RAW DATA »

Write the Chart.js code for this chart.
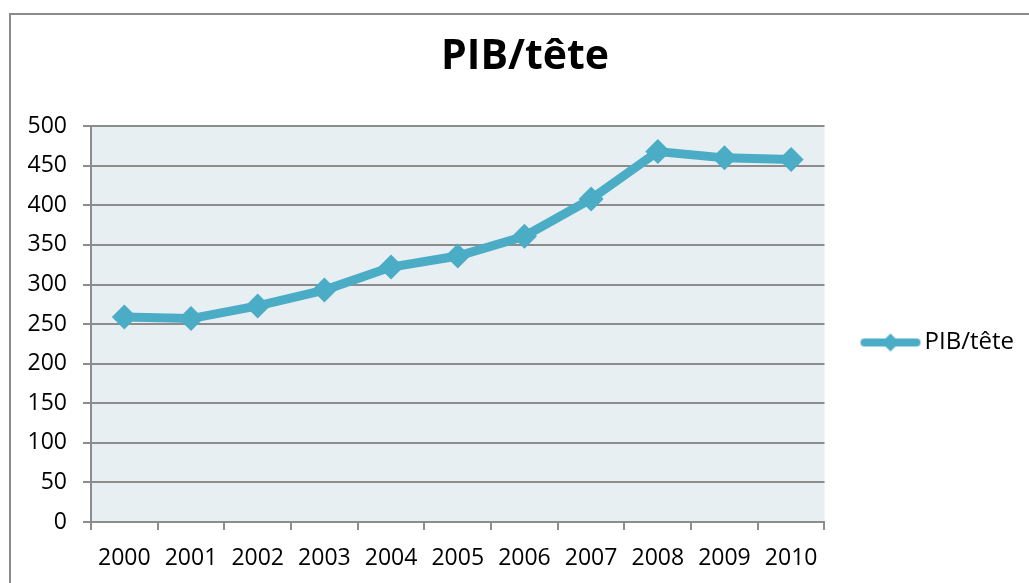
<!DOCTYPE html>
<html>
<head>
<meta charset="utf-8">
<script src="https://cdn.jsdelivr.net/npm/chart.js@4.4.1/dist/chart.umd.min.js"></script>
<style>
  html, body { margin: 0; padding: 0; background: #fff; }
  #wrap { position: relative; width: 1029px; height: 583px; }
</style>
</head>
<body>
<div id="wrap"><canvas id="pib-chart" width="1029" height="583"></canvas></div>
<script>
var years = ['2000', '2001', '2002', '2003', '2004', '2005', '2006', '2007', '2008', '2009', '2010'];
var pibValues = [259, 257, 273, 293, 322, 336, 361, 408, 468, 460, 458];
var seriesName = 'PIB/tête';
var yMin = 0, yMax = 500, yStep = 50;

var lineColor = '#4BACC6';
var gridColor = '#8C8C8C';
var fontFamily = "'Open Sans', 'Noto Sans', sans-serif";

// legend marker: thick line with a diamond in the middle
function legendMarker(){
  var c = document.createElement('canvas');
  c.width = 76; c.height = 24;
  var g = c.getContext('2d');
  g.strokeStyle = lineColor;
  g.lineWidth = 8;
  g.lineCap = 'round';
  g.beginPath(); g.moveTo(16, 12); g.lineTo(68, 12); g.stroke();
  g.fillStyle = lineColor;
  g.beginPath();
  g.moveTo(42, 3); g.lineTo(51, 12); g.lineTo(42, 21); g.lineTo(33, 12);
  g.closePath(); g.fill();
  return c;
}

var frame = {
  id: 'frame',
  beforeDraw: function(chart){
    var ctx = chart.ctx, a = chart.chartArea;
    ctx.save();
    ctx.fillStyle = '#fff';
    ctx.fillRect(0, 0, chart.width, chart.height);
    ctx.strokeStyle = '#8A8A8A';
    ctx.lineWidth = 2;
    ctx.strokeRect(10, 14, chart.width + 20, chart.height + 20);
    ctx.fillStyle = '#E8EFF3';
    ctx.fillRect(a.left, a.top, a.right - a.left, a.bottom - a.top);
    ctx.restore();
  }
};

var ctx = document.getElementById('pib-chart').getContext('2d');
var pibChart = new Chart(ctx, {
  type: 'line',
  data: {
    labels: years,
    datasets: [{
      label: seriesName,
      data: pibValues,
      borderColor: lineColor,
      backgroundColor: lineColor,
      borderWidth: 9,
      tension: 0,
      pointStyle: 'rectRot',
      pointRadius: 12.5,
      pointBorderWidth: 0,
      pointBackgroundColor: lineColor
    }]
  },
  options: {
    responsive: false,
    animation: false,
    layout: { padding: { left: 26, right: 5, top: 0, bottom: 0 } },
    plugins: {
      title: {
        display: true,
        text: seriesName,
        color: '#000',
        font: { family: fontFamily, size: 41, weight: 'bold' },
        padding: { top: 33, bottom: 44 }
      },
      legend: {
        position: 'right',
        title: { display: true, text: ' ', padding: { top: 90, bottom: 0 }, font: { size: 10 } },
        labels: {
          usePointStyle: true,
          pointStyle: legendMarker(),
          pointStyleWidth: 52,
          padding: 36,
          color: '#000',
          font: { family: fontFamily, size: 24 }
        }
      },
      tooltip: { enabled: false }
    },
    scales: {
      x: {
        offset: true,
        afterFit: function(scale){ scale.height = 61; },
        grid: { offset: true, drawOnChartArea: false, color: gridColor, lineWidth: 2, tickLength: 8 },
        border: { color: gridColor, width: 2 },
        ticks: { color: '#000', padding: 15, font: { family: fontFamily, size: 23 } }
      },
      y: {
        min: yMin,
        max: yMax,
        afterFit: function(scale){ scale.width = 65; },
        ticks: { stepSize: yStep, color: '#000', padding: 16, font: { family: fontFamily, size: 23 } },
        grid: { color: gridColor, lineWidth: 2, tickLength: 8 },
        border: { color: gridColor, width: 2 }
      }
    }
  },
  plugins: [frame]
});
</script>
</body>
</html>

TO DO »
Copy the whole of the material above exactly, but not its images.

FULL ANSWER »
Write the Chart.js code for this chart.
<!DOCTYPE html>
<html>
<head>
<meta charset="utf-8">
<script src="https://cdn.jsdelivr.net/npm/chart.js@4.4.1/dist/chart.umd.min.js"></script>
<style>
  html, body { margin: 0; padding: 0; background: #fff; }
  #wrap { position: relative; width: 1029px; height: 583px; }
</style>
</head>
<body>
<div id="wrap"><canvas id="pib-chart" width="1029" height="583"></canvas></div>
<script>
var years = ['2000', '2001', '2002', '2003', '2004', '2005', '2006', '2007', '2008', '2009', '2010'];
var pibValues = [259, 257, 273, 293, 322, 336, 361, 408, 468, 460, 458];
var seriesName = 'PIB/tête';
var yMin = 0, yMax = 500, yStep = 50;

var lineColor = '#4BACC6';
var gridColor = '#8C8C8C';
var fontFamily = "'Open Sans', 'Noto Sans', sans-serif";

// legend marker: thick line with a diamond in the middle
function legendMarker(){
  var c = document.createElement('canvas');
  c.width = 76; c.height = 24;
  var g = c.getContext('2d');
  g.strokeStyle = lineColor;
  g.lineWidth = 8;
  g.lineCap = 'round';
  g.beginPath(); g.moveTo(16, 12); g.lineTo(68, 12); g.stroke();
  g.fillStyle = lineColor;
  g.beginPath();
  g.moveTo(42, 3); g.lineTo(51, 12); g.lineTo(42, 21); g.lineTo(33, 12);
  g.closePath(); g.fill();
  return c;
}

var frame = {
  id: 'frame',
  beforeDraw: function(chart){
    var ctx = chart.ctx, a = chart.chartArea;
    ctx.save();
    ctx.fillStyle = '#fff';
    ctx.fillRect(0, 0, chart.width, chart.height);
    ctx.strokeStyle = '#8A8A8A';
    ctx.lineWidth = 2;
    ctx.strokeRect(10, 14, chart.width + 20, chart.height + 20);
    ctx.fillStyle = '#E8EFF3';
    ctx.fillRect(a.left, a.top, a.right - a.left, a.bottom - a.top);
    ctx.restore();
  }
};

var ctx = document.getElementById('pib-chart').getContext('2d');
var pibChart = new Chart(ctx, {
  type: 'line',
  data: {
    labels: years,
    datasets: [{
      label: seriesName,
      data: pibValues,
      borderColor: lineColor,
      backgroundColor: lineColor,
      borderWidth: 9,
      tension: 0,
      pointStyle: 'rectRot',
      pointRadius: 12.5,
      pointBorderWidth: 0,
      pointBackgroundColor: lineColor
    }]
  },
  options: {
    responsive: false,
    animation: false,
    layout: { padding: { left: 26, right: 5, top: 0, bottom: 0 } },
    plugins: {
      title: {
        display: true,
        text: seriesName,
        color: '#000',
        font: { family: fontFamily, size: 41, weight: 'bold' },
        padding: { top: 33, bottom: 44 }
      },
      legend: {
        position: 'right',
        title: { display: true, text: ' ', padding: { top: 90, bottom: 0 }, font: { size: 10 } },
        labels: {
          usePointStyle: true,
          pointStyle: legendMarker(),
          pointStyleWidth: 52,
          padding: 36,
          color: '#000',
          font: { family: fontFamily, size: 24 }
        }
      },
      tooltip: { enabled: false }
    },
    scales: {
      x: {
        offset: true,
        afterFit: function(scale){ scale.height = 61; },
        grid: { offset: true, drawOnChartArea: false, color: gridColor, lineWidth: 2, tickLength: 8 },
        border: { color: gridColor, width: 2 },
        ticks: { color: '#000', padding: 15, font: { family: fontFamily, size: 23 } }
      },
      y: {
        min: yMin,
        max: yMax,
        afterFit: function(scale){ scale.width = 65; },
        ticks: { stepSize: yStep, color: '#000', padding: 16, font: { family: fontFamily, size: 23 } },
        grid: { color: gridColor, lineWidth: 2, tickLength: 8 },
        border: { color: gridColor, width: 2 }
      }
    }
  },
  plugins: [frame]
});
</script>
</body>
</html>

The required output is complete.